I am not sure why I am so busy these days. I thought that a full time job would be less work that my college classes, but somehow it seems like I never have time for knitting or otherwise. I'm running behind on some obligations and barely keeping up with the day-to-day ones. My to-do list hadn't gotten much shorter, even though I've been so busy and had so much....life in the past few months that my brain is going round in circles like a small child on a merry-go-round that's gleefully gone round so fast and so many times he's sick to his stomach, but he doesn't quite see a way to hop off onto the solid ground and make the dizziness and retching stop.
Maybe I don't have time because I'm always going cool places and doing cool things with the Pirate before his schedule fills up with plundering the textbooks for knowledge. Maybe it's because I have no air conditioning and the summer heat has the tendency to suck out the will to live through my pores. Maybe it's because my job takes more energy that I am used to giving, or it is really a 50 to 60 hour a week job cleverly disguised as 40 hours. Maybe it's because I'm in a holding pattern, waiting somehow for real life to begin (hint: it already has). Maybe I'm just procratinating. Maybe it's because I've had intermittant internet and computer problems. Maybe I'm just being a worrywort. Maybe I've lost my zen and need to meditate more.

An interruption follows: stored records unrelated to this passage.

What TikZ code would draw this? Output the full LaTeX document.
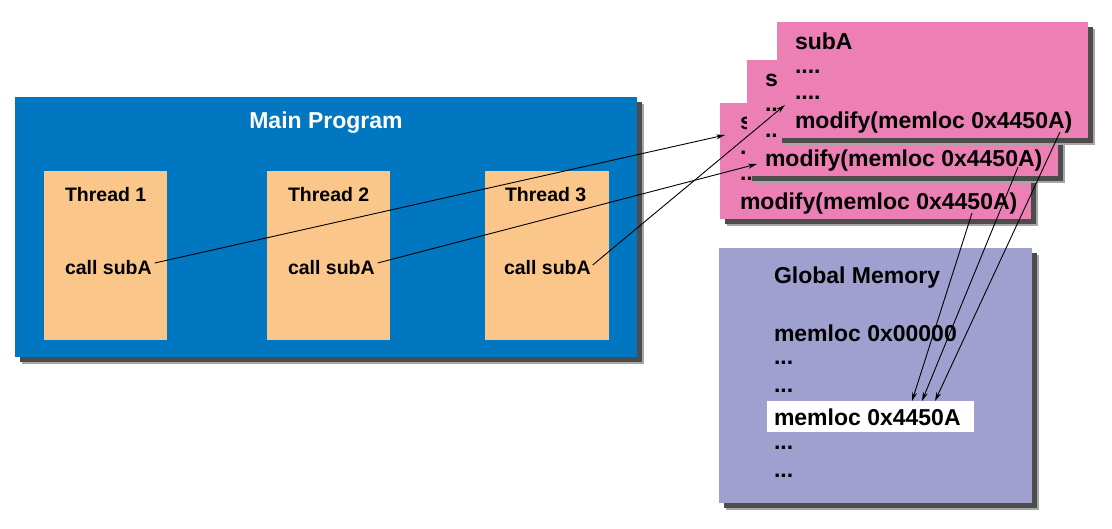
\documentclass[tikz,border=0pt]{standalone}
\usepackage{fontspec}
\setmainfont{Liberation Sans}
\usetikzlibrary{arrows.meta,shadows}
\definecolor{mainblue}{RGB}{0,119,192}
\definecolor{threadcol}{RGB}{251,198,138}
\definecolor{pinkbox}{RGB}{236,128,180}
\definecolor{memcol}{RGB}{160,160,208}
\begin{document}
\begin{tikzpicture}[x=1pt,y=-1pt,
  every node/.style={inner sep=0pt, outer sep=0pt},
  shad/.style={drop shadow={shadow xshift=7pt,shadow yshift=-7pt,fill=black!35,opacity=1},
               drop shadow={shadow xshift=5pt,shadow yshift=-5pt,fill=black!70,opacity=1}},
  blk/.style={anchor=north west},
  lbl/.style={font=\fontsize{23}{26}\selectfont\bfseries, anchor=west},
  tlbl/.style={font=\fontsize{19.5}{23}\selectfont\bfseries, anchor=west},
  arr/.style={draw=black, line width=0.9pt, -{Stealth[length=9pt,width=5pt]}}
]
\useasboundingbox (0,0) rectangle (1112,528);

% Main program
\node[blk, fill=mainblue, shad, minimum width=622pt, minimum height=260pt] (main) at (15,97) {};
\node[lbl, anchor=center, text=white] (mainlbl) at (326,123) {Main Program};

\node[blk, fill=threadcol, minimum width=123pt, minimum height=169pt] (t1) at (44,171) {};
\node[blk, fill=threadcol, minimum width=123pt, minimum height=169pt] (t2) at (267,171) {};
\node[blk, fill=threadcol, minimum width=124pt, minimum height=169pt] (t3) at (485,171) {};
\node[tlbl] (t1l) at (65,195) {Thread 1};
\node[tlbl] (t2l) at (288,195) {Thread 2};
\node[tlbl] (t3l) at (505,195) {Thread 3};
\node[tlbl] (c1) at (65,268) {call subA};
\node[tlbl] (c2) at (288,268) {call subA};
\node[tlbl] (c3) at (504,268) {call subA};

% subA copies (back, middle, front)
\node[blk, fill=pinkbox, shad, minimum width=311pt, minimum height=116pt] (pb) at (720,103) {};
\node[lbl] (pbs) at (740,121) {subA};
\node[lbl] (pbd1) at (740,153) {....};
\node[lbl] (pbd2) at (740,179) {....};
\node[lbl] (pbm) at (740,204) {modify(memloc 0x4450A)};

\node[blk, fill=pinkbox, shad, minimum width=311pt, minimum height=116pt] (pm) at (747,60) {};
\node[lbl] (pms) at (765,78) {subA};
\node[lbl] (pmd1) at (765,110) {....};
\node[lbl] (pmd2) at (765,136) {....};
\node[lbl] (pmm) at (765,161) {modify(memloc 0x4450A)};

\node[blk, fill=pinkbox, shad, minimum width=311pt, minimum height=116pt] (pf) at (777,22) {};
\node[lbl] (pfs) at (795,41) {subA};
\node[lbl] (pfd1) at (795,72) {....};
\node[lbl] (pfd2) at (795,98) {....};
\node[lbl] (pfm) at (795,123) {modify(memloc 0x4450A)};

% Global memory
\node[blk, fill=memcol, shad, minimum width=313pt, minimum height=255pt] (gm) at (719,248) {};
\node[lbl] (gml) at (774,278) {Global Memory};
\node[lbl] (m0) at (774,333) {memloc 0x00000};
\node[lbl] (md1) at (774,363) {...};
\node[lbl] (md2) at (774,391) {...};
\node[blk, fill=white, minimum width=207pt, minimum height=31pt] (m4box) at (767,401) {};
\node[lbl] (m4) at (774,417) {memloc 0x4450A};
\node[lbl] (md3) at (774,448) {...};
\node[lbl] (md4) at (774,476) {...};

% arrow end points
\coordinate (eb) at (725,135);
\coordinate (em) at (757,164);
\coordinate (ef) at (785,105);
\coordinate (sf) at (1060,132);
\coordinate (sm) at (1018,167);
\coordinate (sb) at (972,213);

\draw[arr] ([shift={(3,-5)}]c1.east) -- (eb);
\draw[arr] ([shift={(3,-5)}]c2.east) -- (em);
\draw[arr] ([shift={(2,-3)}]c3.east) -- (ef);
\draw[arr] (sb) -- ([xshift=41.5pt]m4box.north);
\draw[arr] (sm) -- ([xshift=51.5pt]m4box.north);
\draw[arr] (sf) -- ([xshift=64.5pt]m4box.north);
\end{tikzpicture}
\end{document}
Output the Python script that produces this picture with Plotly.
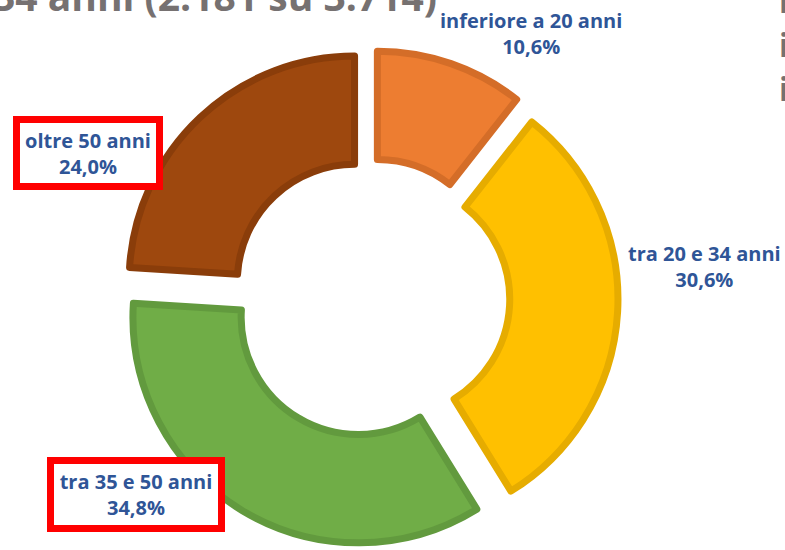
import plotly.graph_objects as go

# ---- data ----
categories = ["inferiore a 20 anni", "tra 20 e 34 anni", "tra 35 e 50 anni", "oltre 50 anni"]
percentages = [10.6, 30.6, 34.8, 24.0]
fill_colors = ["#ED7D31", "#FFC000", "#70AD47", "#9E480E"]
line_colors = ["#D46D28", "#E6AC00", "#629A3E", "#8A3D0A"]
title_text = "34 anni (2.181 su 3.714)"
side_lines = ["r", "i", "i"]
highlighted = ["tra 35 e 50 anni", "oltre 50 anni"]

W, H = 785, 550


def px(x):
    return x / W


def py(y):
    return 1 - y / H


fig = go.Figure()
fig.add_trace(go.Pie(
    labels=categories,
    values=percentages,
    hole=0.52,
    pull=[0.1] * len(categories),
    sort=False,
    direction="clockwise",
    rotation=0,
    textinfo="none",
    marker=dict(colors=fill_colors, line=dict(color=line_colors, width=7)),
    domain=dict(x=[px(122), px(618)], y=[py(546), py(50)]),
    showlegend=False,
))

label_pos = {
    "inferiore a 20 anni": (531, 33),
    "tra 20 e 34 anni": (704, 266),
    "tra 35 e 50 anni": (136, 494),
    "oltre 50 anni": (88, 153),
}
box_size = {
    "tra 35 e 50 anni": (162, 59),
    "oltre 50 anni": (134, 58),
}

for cat, val in zip(categories, percentages):
    txt = f"<b>{cat}<br>{val:.1f}%</b>".replace(".", ",")
    x, y = label_pos[cat]
    kw = {}
    if cat in highlighted:
        bw, bh = box_size[cat]
        kw = dict(bordercolor="#FF0000", borderwidth=7, borderpad=1,
                  bgcolor="white", width=bw, height=bh)
    fig.add_annotation(
        text=txt, x=px(x), y=py(y), xref="paper", yref="paper",
        xanchor="center", yanchor="middle", showarrow=False, align="center",
        font=dict(family="Open Sans", size=20, color="#2F5597"),
        **kw,
    )

fig.add_annotation(
    text=f"<b>{title_text}</b>", x=px(439), y=py(24), xref="paper", yref="paper",
    xanchor="right", yanchor="bottom", showarrow=False,
    font=dict(family="Open Sans", size=39, color="#767171"),
)
# cut-off side text (one glyph per line)
for i, ch in enumerate(side_lines):
    fig.add_annotation(
        text=f"<b>{ch}</b>", x=px(778), y=py(23 + 44 * i), xref="paper", yref="paper",
        xanchor="left", yanchor="bottom", showarrow=False, borderpad=0,
        font=dict(family="Open Sans", size=32, color="#767171"),
    )

fig.update_layout(
    width=W, height=H,
    margin=dict(l=0, r=0, t=0, b=0),
    paper_bgcolor="white",
    plot_bgcolor="white",
)

fig.write_html(
    "out.html",
    config={"displayModeBar": False},
    post_script="document.body.style.margin='0';document.body.style.padding='0';",
)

Maybe this IS the zen and I should just accept that.
But all that I know is that right now I'm guilty of being behind on 2 art projects for people that needed them ASAP, and here I am sitting in a hotel at a work conference in my down time with no headspace or supplies to work on them. I've re-knit this one comission shawl, my big summer project, about 4 times (but it's gonna be AWESOME when I get done with it) and I'm hoping I finally have the pattern in my head so I can work on it without mistakes in the wee-hours at the airport tomorrow and have it done for the lovely lady so she may take it and do great things.
In summary: I want someone to clear my head and warp the space-time continuum so I may do everything I want to on my to-do list. I have the sneaking suspicion the person who does this will have to be me.